>> Begin

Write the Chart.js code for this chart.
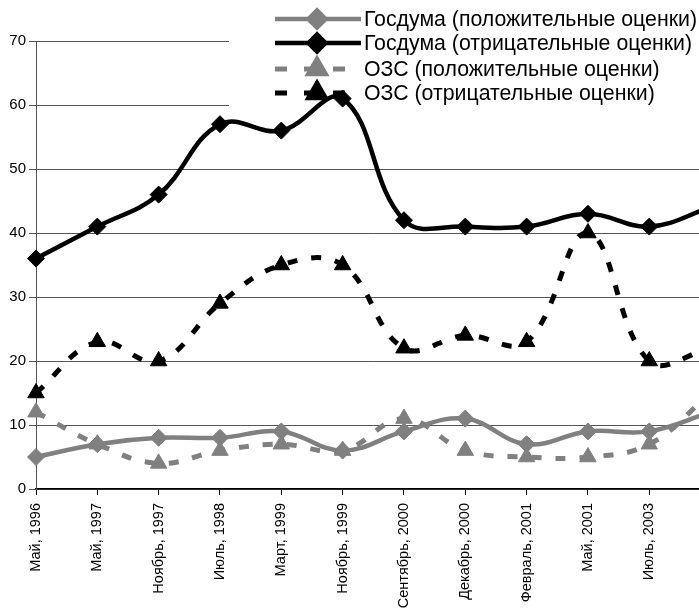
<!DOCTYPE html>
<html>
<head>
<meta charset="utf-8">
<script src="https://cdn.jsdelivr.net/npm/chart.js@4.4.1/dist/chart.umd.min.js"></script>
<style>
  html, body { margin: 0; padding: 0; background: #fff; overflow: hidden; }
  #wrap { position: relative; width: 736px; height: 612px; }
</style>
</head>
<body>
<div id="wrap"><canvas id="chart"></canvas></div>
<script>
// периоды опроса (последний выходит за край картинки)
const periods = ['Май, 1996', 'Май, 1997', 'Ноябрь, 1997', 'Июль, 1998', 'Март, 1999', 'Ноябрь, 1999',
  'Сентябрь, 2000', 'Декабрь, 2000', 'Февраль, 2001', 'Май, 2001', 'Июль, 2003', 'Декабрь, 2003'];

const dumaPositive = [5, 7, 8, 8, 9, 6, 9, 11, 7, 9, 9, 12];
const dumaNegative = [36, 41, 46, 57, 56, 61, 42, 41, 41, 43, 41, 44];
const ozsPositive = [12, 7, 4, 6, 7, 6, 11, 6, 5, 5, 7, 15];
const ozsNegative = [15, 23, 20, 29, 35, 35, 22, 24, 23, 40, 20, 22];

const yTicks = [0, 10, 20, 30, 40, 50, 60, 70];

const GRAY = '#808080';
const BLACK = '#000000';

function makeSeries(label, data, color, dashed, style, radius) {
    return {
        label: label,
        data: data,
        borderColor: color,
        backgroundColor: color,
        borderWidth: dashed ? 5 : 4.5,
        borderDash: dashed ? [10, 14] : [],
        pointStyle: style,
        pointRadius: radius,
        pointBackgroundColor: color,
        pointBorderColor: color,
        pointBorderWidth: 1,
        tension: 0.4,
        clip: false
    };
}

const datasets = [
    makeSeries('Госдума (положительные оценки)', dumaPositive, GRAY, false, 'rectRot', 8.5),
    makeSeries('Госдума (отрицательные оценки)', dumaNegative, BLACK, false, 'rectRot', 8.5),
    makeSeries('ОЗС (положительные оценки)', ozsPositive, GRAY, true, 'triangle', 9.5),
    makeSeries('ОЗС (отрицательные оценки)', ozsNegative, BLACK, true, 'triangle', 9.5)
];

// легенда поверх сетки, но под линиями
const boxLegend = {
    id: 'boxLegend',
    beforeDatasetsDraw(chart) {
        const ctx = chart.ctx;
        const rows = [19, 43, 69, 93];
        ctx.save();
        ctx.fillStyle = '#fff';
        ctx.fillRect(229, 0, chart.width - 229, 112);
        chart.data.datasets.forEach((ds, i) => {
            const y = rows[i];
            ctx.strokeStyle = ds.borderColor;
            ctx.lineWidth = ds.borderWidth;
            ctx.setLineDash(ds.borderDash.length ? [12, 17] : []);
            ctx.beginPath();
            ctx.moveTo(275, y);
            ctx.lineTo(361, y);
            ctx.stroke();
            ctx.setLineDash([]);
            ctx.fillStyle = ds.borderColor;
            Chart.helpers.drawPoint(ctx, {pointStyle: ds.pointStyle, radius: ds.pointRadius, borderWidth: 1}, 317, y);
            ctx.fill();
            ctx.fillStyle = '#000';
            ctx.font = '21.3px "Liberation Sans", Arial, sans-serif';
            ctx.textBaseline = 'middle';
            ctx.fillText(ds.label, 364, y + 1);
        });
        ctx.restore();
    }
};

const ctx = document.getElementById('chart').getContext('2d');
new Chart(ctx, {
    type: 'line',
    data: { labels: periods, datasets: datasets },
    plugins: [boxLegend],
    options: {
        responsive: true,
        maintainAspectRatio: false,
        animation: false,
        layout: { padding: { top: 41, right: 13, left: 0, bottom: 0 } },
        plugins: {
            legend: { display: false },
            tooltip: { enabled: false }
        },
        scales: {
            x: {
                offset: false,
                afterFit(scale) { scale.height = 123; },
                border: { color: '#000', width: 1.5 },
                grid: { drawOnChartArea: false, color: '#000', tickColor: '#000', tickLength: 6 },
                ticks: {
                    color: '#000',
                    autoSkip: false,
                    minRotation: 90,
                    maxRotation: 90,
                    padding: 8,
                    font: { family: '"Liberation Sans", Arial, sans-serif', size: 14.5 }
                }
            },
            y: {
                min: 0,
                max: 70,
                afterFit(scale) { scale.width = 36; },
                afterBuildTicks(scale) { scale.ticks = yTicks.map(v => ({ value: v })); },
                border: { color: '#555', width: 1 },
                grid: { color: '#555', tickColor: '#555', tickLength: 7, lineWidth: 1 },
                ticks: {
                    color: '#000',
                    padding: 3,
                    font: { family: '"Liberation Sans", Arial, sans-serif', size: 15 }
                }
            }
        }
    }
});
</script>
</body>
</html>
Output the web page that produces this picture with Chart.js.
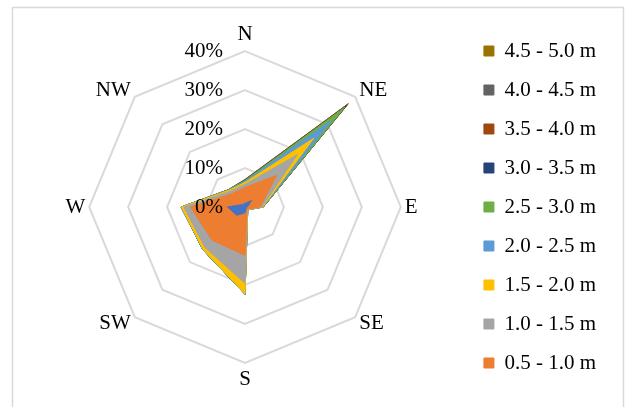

>> End

* WHAT IS ASKED
Omitting all images, print the listing exactly.

* FINAL ANSWER
Write the Chart.js code for this chart.
<!DOCTYPE html>
<html>
<head>
<meta charset="utf-8">
<script src="https://cdn.jsdelivr.net/npm/chart.js@4.4.1/dist/chart.umd.min.js"></script>
<style>
  html, body { margin: 0; padding: 0; background: #fff; overflow: hidden; }
  #wrap { position: relative; width: 736px; height: 612px; }
</style>
</head>
<body>
<div id="wrap"><canvas id="chart"></canvas></div>
<script>
// периоды опроса (последний выходит за край картинки)
const periods = ['Май, 1996', 'Май, 1997', 'Ноябрь, 1997', 'Июль, 1998', 'Март, 1999', 'Ноябрь, 1999',
  'Сентябрь, 2000', 'Декабрь, 2000', 'Февраль, 2001', 'Май, 2001', 'Июль, 2003', 'Декабрь, 2003'];

const dumaPositive = [5, 7, 8, 8, 9, 6, 9, 11, 7, 9, 9, 12];
const dumaNegative = [36, 41, 46, 57, 56, 61, 42, 41, 41, 43, 41, 44];
const ozsPositive = [12, 7, 4, 6, 7, 6, 11, 6, 5, 5, 7, 15];
const ozsNegative = [15, 23, 20, 29, 35, 35, 22, 24, 23, 40, 20, 22];

const yTicks = [0, 10, 20, 30, 40, 50, 60, 70];

const GRAY = '#808080';
const BLACK = '#000000';

function makeSeries(label, data, color, dashed, style, radius) {
    return {
        label: label,
        data: data,
        borderColor: color,
        backgroundColor: color,
        borderWidth: dashed ? 5 : 4.5,
        borderDash: dashed ? [10, 14] : [],
        pointStyle: style,
        pointRadius: radius,
        pointBackgroundColor: color,
        pointBorderColor: color,
        pointBorderWidth: 1,
        tension: 0.4,
        clip: false
    };
}

const datasets = [
    makeSeries('Госдума (положительные оценки)', dumaPositive, GRAY, false, 'rectRot', 8.5),
    makeSeries('Госдума (отрицательные оценки)', dumaNegative, BLACK, false, 'rectRot', 8.5),
    makeSeries('ОЗС (положительные оценки)', ozsPositive, GRAY, true, 'triangle', 9.5),
    makeSeries('ОЗС (отрицательные оценки)', ozsNegative, BLACK, true, 'triangle', 9.5)
];

// легенда поверх сетки, но под линиями
const boxLegend = {
    id: 'boxLegend',
    beforeDatasetsDraw(chart) {
        const ctx = chart.ctx;
        const rows = [19, 43, 69, 93];
        ctx.save();
        ctx.fillStyle = '#fff';
        ctx.fillRect(229, 0, chart.width - 229, 112);
        chart.data.datasets.forEach((ds, i) => {
            const y = rows[i];
            ctx.strokeStyle = ds.borderColor;
            ctx.lineWidth = ds.borderWidth;
            ctx.setLineDash(ds.borderDash.length ? [12, 17] : []);
            ctx.beginPath();
            ctx.moveTo(275, y);
            ctx.lineTo(361, y);
            ctx.stroke();
            ctx.setLineDash([]);
            ctx.fillStyle = ds.borderColor;
            Chart.helpers.drawPoint(ctx, {pointStyle: ds.pointStyle, radius: ds.pointRadius, borderWidth: 1}, 317, y);
            ctx.fill();
            ctx.fillStyle = '#000';
            ctx.font = '21.3px "Liberation Sans", Arial, sans-serif';
            ctx.textBaseline = 'middle';
            ctx.fillText(ds.label, 364, y + 1);
        });
        ctx.restore();
    }
};

const ctx = document.getElementById('chart').getContext('2d');
new Chart(ctx, {
    type: 'line',
    data: { labels: periods, datasets: datasets },
    plugins: [boxLegend],
    options: {
        responsive: true,
        maintainAspectRatio: false,
        animation: false,
        layout: { padding: { top: 41, right: 13, left: 0, bottom: 0 } },
        plugins: {
            legend: { display: false },
            tooltip: { enabled: false }
        },
        scales: {
            x: {
                offset: false,
                afterFit(scale) { scale.height = 123; },
                border: { color: '#000', width: 1.5 },
                grid: { drawOnChartArea: false, color: '#000', tickColor: '#000', tickLength: 6 },
                ticks: {
                    color: '#000',
                    autoSkip: false,
                    minRotation: 90,
                    maxRotation: 90,
                    padding: 8,
                    font: { family: '"Liberation Sans", Arial, sans-serif', size: 14.5 }
                }
            },
            y: {
                min: 0,
                max: 70,
                afterFit(scale) { scale.width = 36; },
                afterBuildTicks(scale) { scale.ticks = yTicks.map(v => ({ value: v })); },
                border: { color: '#555', width: 1 },
                grid: { color: '#555', tickColor: '#555', tickLength: 7, lineWidth: 1 },
                ticks: {
                    color: '#000',
                    padding: 3,
                    font: { family: '"Liberation Sans", Arial, sans-serif', size: 15 }
                }
            }
        }
    }
});
</script>
</body>
</html>
Output the web page that produces this picture with Chart.js.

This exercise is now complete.